„Zum Wohlstand gehört mehr als ein BIP“

Auch wenn es im Alltagstrubel oft untergehen mag, ist die Josefstadt kein abgeschlossener Kosmos, sondern eingebettet in eine Welt, die manchmal gefühlt aus den Fugen gerät.

Von Sophia Coper

Einen Blick über die Bezirks- und Stadtgrenzen hinaus wagte die Österreichische Hagelversicherung bei einem sommerlichen Pressegespräch über die bundesweite Boderversiegelung und deren klimatische Auswirkungen.

Brechen wir’s runter: Zubetonierter Boden bedeutet Verlust an Biodiversität und weniger Möglichkeiten, Wasser zu speichern, CO2 zu binden und Agrarwirtschaft zu betreiben. „Land ohne Äcker – zukunftslos“, meinte Vorstandsvorsitzender Kurt Weinberger in Anlehnung an die Bundeshymne. Wer mit dem Finger auf Brasiliens Regenwälder zeigt, muss erst einmal vor der eigenen Haustür kehren: Österreich sei ruhmloser Spitzenreiter in der Europäischen Union, jeden Tag werde eine Fläche von 16 Fußballfeldern verbaut, erklärte Weinberger, dem die politischen Versäumnisse der letzten Jahrzehnte übel aufstoßen. Ostösterreichische Seen ohne Wasser machen heuer traurige Schlagzeilen. „Zum Wohlstand gehört mehr als ein BIP“, so Weinberger weiter.

Auch für den Meteorologen Simon Tschannett besteht dringender Handlungsbedarf: Angesichts des heißen Wetters sei es umso wichtiger, Städte nachzurüsten – schon ein paar Bäume in der Gasse vermögen es, die gefühlte Temperatur um bis zu 15 Grad zu senken.
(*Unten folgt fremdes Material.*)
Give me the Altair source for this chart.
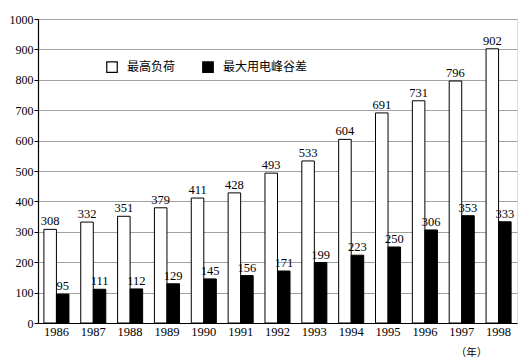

Es fehlen die wichtigen Kaltluftschneisen, die die frische Luft, die an Wiesen und Wäldern entsteht, in die Stadt lassen. In den 1980er- und 1990er-Jahren gab es durchschnittlich nur 6 Hitzetage mit über 30 Grad pro Jahr – jetzt werden jährlich 20 solcher Tage gezählt. Heuer waren es am 22. Juli bereits 25 Hitzetage – ein dramatischer Rekordwert!

Nachfrage aus dem Publikum: Wäre es nicht besser, die Ursachen zu bekämpfen, statt sich dem veränderten Klima anzupassen? Tschannett ist pragmatisch: Manche Entwicklungen seien nicht mehr umzudrehen, es gehe darum, Lebensqualität zu sichern — und sei es nur durch kulturelle Anpassung, wie etwa die Angewohnheit der hitzegeplagten Spanier zu übernehmen, Siesta zu halten.

Draußen vor der Tür fühlt man direkt die Realität der nächsten Jahre, die Sonne brennt erbarmungslos auf die — zubetonierte — Josefstädter Gasse. Zurück bleibt ein etwas frustrierter Blick in die Zukunft, aber auch der Eindruck, dass der Klimawandel nicht mehr als ferner Spuk abgetan wird. „Spare in der Zeit, dann hast du in der Not“, betonte Weinberger mehrmals die Dringlichkeit, jetzt zu handeln. Hoffen wir, dass es nicht zu spät ist.

Die Österreichische Hagelversicherung (mit Sitz in der Josefstadt) ist der Spezialversicherer von Naturkatastrophen in der Landwirtschaft in Österreich und fünf osteuropäischen Ländern. Das Unternehmen engagiert sich angesichts zunehmender Wetterextreme schon sehr lange für mehr Klima- und Bodenschutz.